The following description, taken from the Historic Landscapes Register, identifies the essential historic landscape themes.
This remote upland landscape occupies the westerly slopes
of the Berwyn Mountains which physically and visually
divide North from Mid-Wales. The area comprises tracts of
rolling moorland pasture lying to the south east of the Dee
valley, overlooking Llandrillo and having prospects to the
Snowdonian massif beyond in the west. On the east side of
the area, the central ridge of the Berwyn Mountains reaches
a height of 827m above OD at the summits of Cader Berwyn
and Moel Sych, but westwards the ground slopes gradually
in a series of ridges to between 350–450m above OD,
before dropping steeply into Cwm Pennant which adjoins
the area on the west.
In recent years, a combination of aerial photography and
archaeological fieldwork has revealed a well-preserved relict
landscape of historical agriculture, comprising extensive areas
of field systems extending for over 3km above Cwm Pennant.
The banks, ditches, enclosures and habitation sites of these
field systems are believed to be variously of prehistoric and
medieval origin. Gradually, fieldwork is revealing a complex
pattern of settlement and farming where a number of terraced
platforms, often occurring in pairs with vestigial stone foundations
and presumably representing a ‘house and byre’, can
be seen to be sited at the ends of associated paddocks and
fields. Each complex perhaps represents a small medieval family
farmstead. This pattern overlies the remains of an earlier
period of land use, represented by stone cairns and circular
stone hut foundations, probably belonging to the Bronze Age,
and although the pattern here too is presumed
to be one of small family farmsteads, the two episodes are
separated by at least 2000 years of history. The pastures
have been improved in this area during the last fifty years,
which has masked some features, but many of the modern
boundaries adopt the lines of their predecessors. The wide
range of surviving earthworks and stone structures make
this landscape an important archaeological resource for further
study.
In the central part of the area, the Cefn Penagored ridge,
extending eastward between Nant Cwm Tywyll and Nant
Esgeiriau, displays the remains of former prehistoric field systems
consisting of low stone banks as well as several hut circles.

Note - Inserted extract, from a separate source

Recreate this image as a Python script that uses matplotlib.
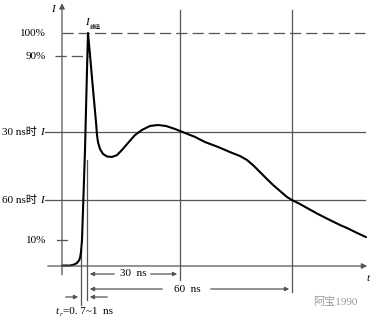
import matplotlib
matplotlib.use("Agg")
import matplotlib.pyplot as plt

plt.rcParams['font.family'] = ['Liberation Serif', 'Noto Sans CJK SC', 'DejaVu Sans']

# 电流波形（横轴为示意位置，纵轴为峰值百分比）
curve_x = [62, 70, 74, 77, 79, 80, 81, 82, 83, 84, 85, 86, 87, 88,
           90, 92, 94, 96, 97, 98, 100, 103, 107, 112, 117, 122, 128, 135,
           142, 150, 158, 166, 175, 185, 195, 205, 218, 230, 240, 247, 254,
           260, 267, 273, 280, 287, 292, 300, 307, 318, 330, 340, 347, 357, 366]
curve_pct = [0.2, 0.2, 0.6, 1.3, 2.4, 3.4, 6.0, 11.2, 24.0, 36.9, 49.8, 67.0, 84.1, 100.0,
             90.6, 80.7, 71.2, 61.8, 56.2, 53.2, 50.2, 48.1, 47.0, 46.8, 47.6, 49.8, 52.8, 56.2,
             58.4, 60.1, 60.5, 60.1, 58.8, 57.1, 55.4, 53.2, 51.1, 48.9, 47.2, 45.5, 42.9,
             40.3, 37.3, 34.8, 32.2, 29.6, 28.3, 26.6, 24.9, 22.3, 19.7, 17.6, 16.3, 14.2, 12.4]

pct_labels = ['100%', '90%', '10%']
pct_levels = [100, 90, 11]
ns_labels = ['30 ns时', '60 ns时']
ns_levels = [57.5, 28.3]

x_t0, x_peak, x_30, x_60 = 81, 87, 180, 292
y_px0 = 266
px = 100 / 233.0

fig = plt.figure(figsize=(3.78, 3.19), dpi=100)
ax = fig.add_axes([0, 0, 1, 1])
ax.set_xlim(0, 378)
ax.set_ylim(-(319 - y_px0) * px, y_px0 * px)
ax.axis('off')

gc = '#555555'
lw = 0.9
fs = 8

# 坐标轴
ax.annotate('', xy=(62, 114), xytext=(62, -5),
            arrowprops=dict(arrowstyle='-|>', color=gc, lw=lw, mutation_scale=8))
ax.annotate('', xy=(370, 0), xytext=(45, 0),
            arrowprops=dict(arrowstyle='-|>', color=gc, lw=lw, mutation_scale=8))
ax.text(53, 112, 'I', fontsize=fs, style='italic', ha='center', va='top')
ax.text(368, -3.5, 't', fontsize=fs, style='italic', ha='center', va='top')

# 水平参考线
ax.plot([62, 365], [pct_levels[0]] * 2, color=gc, lw=lw, dashes=(9, 4))
ax.plot([55, 88], [pct_levels[1]] * 2, color=gc, lw=lw, dashes=(9, 4))
ax.plot([57, 67], [pct_levels[2]] * 2, color=gc, lw=lw)
for lab, p in zip(pct_labels, pct_levels):
    ax.text(46, p, lab, fontsize=fs, ha='right', va='center')

for lab, p in zip(ns_labels, ns_levels):
    ax.plot([45, 365], [p, p], color=gc, lw=lw)
    ax.text(2, p, lab, fontsize=fs, ha='left', va='center')
    ax.text(40, p, 'I', fontsize=fs, style='italic', ha='left', va='center')

# 竖直参考线
ax.plot([x_t0, x_t0], [(y_px0 - 250) * px, (y_px0 - 305) * px], color=gc, lw=lw)
ax.plot([x_peak, x_peak], [(y_px0 - 160) * px, (y_px0 - 300) * px], color=gc, lw=lw)
ax.plot([x_30, x_30], [(y_px0 - 10) * px, (y_px0 - 280) * px], color=gc, lw=lw)
ax.plot([x_60, x_60], [(y_px0 - 10) * px, (y_px0 - 292) * px], color=gc, lw=lw)

# 波形
ax.plot(curve_x, curve_pct, color='black', lw=1.5, solid_joinstyle='round',
        solid_capstyle='round')

ax.text(85, 104.5, 'I', fontsize=fs, style='italic', ha='left', va='center')
ax.text(89.5, 102.5, '峰值', fontsize=4, ha='left', va='center')

# 时间标注
arr = dict(arrowstyle='-|>', color=gc, lw=lw, mutation_scale=6)
y30 = (y_px0 - 274) * px
y60 = (y_px0 - 289) * px
ytr = (y_px0 - 297) * px
ax.annotate('', xy=(x_peak, y30), xytext=(117, y30), arrowprops=arr)
ax.annotate('', xy=(x_30, y30), xytext=(148, y30), arrowprops=arr)
ax.text(133, y30, '30  ns', fontsize=fs, ha='center', va='center')
ax.annotate('', xy=(x_peak, y60), xytext=(165, y60), arrowprops=arr)
ax.annotate('', xy=(x_60, y60), xytext=(208, y60), arrowprops=arr)
ax.text(187, y60, '60  ns', fontsize=fs, ha='center', va='center')
ax.annotate('', xy=(x_t0, ytr), xytext=(63, ytr), arrowprops=arr)
ax.annotate('', xy=(x_peak, ytr), xytext=(110, ytr), arrowprops=arr)
ax.text(56, (y_px0 - 312) * px, 't', fontsize=fs, style='italic', ha='left', va='center')
ax.text(59.5, (y_px0 - 314) * px, 'r', fontsize=5, style='italic', ha='left', va='center')
ax.text(63, (y_px0 - 312) * px, '=0. 7~1  ns', fontsize=fs, ha='left', va='center')

ax.text(335, (y_px0 - 302) * px, '阿宝1990', fontsize=fs, color='#999999',
        ha='center', va='center')

fig.savefig('out.png', dpi=100)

This area contains a remarkably complete Bronze Age
landscape of fields, huts and other habitations. The area
also includes elements of the prehistoric spiritual landscape
containing, as it does, a small stone circle and numerous burial
cairns and standing stones. Smaller, but no less important
groups of Bronze Age burial cairns occupy the northern fringe
of the area at Moel Tyˆ Uchaf, while other groups occupy
prominent positions on the local summits and along the crest
of the central ridge to the east.
One small area bounded by two streams, Nant Cwm
Tywyll and Clochnant, has escaped recent improvements.
Ffridd Camen is an area within the landscape of gently sloping
hillside which contains well-preserved evidence of the
area’s medieval cultivation. The remains of a substantial
bank, stone-faced in parts, forms the divide between the
stone-strewn land to the east and the cultivated, stone-cleared
land to the west, which is subdivided into strips. Lying behind
the bank are the remains of two longhouses and a stone
pound. Ffridd Camen thus appears to have supported a selfcontained
farm holding during the medieval period: fields
cleared of stone lay on the lower slopes and the large bank
was presumably constructed to keep stock out of the cultivated
area, the whole being overlooked by the farmhouse. It
seems likely that this example is representative of the general
pattern of land use on the western slopes of the Berwyn
Mountains during the medieval period. Traces of the former
cultivated strips, encroaching on the upland moors, are still to
be seen within the general area. These are delineated by low
banks of earth and stone and are accompanied by numerous
clearance cairns.
While modern land improvement has greatly reduced
the survival of many of the historic elements of
the Berwyn Mountains landscape, this area still
represents one of the
best preserved landscapes of its type in central
Wales. The remarkably high number of prehistoric
features, resulting both from farming and ritual
activity, and the equally impressive survival of
medieval and later farming and settlement evidence
contained in this relatively small area, make this a
rare and important example of a historic landscape in Wales.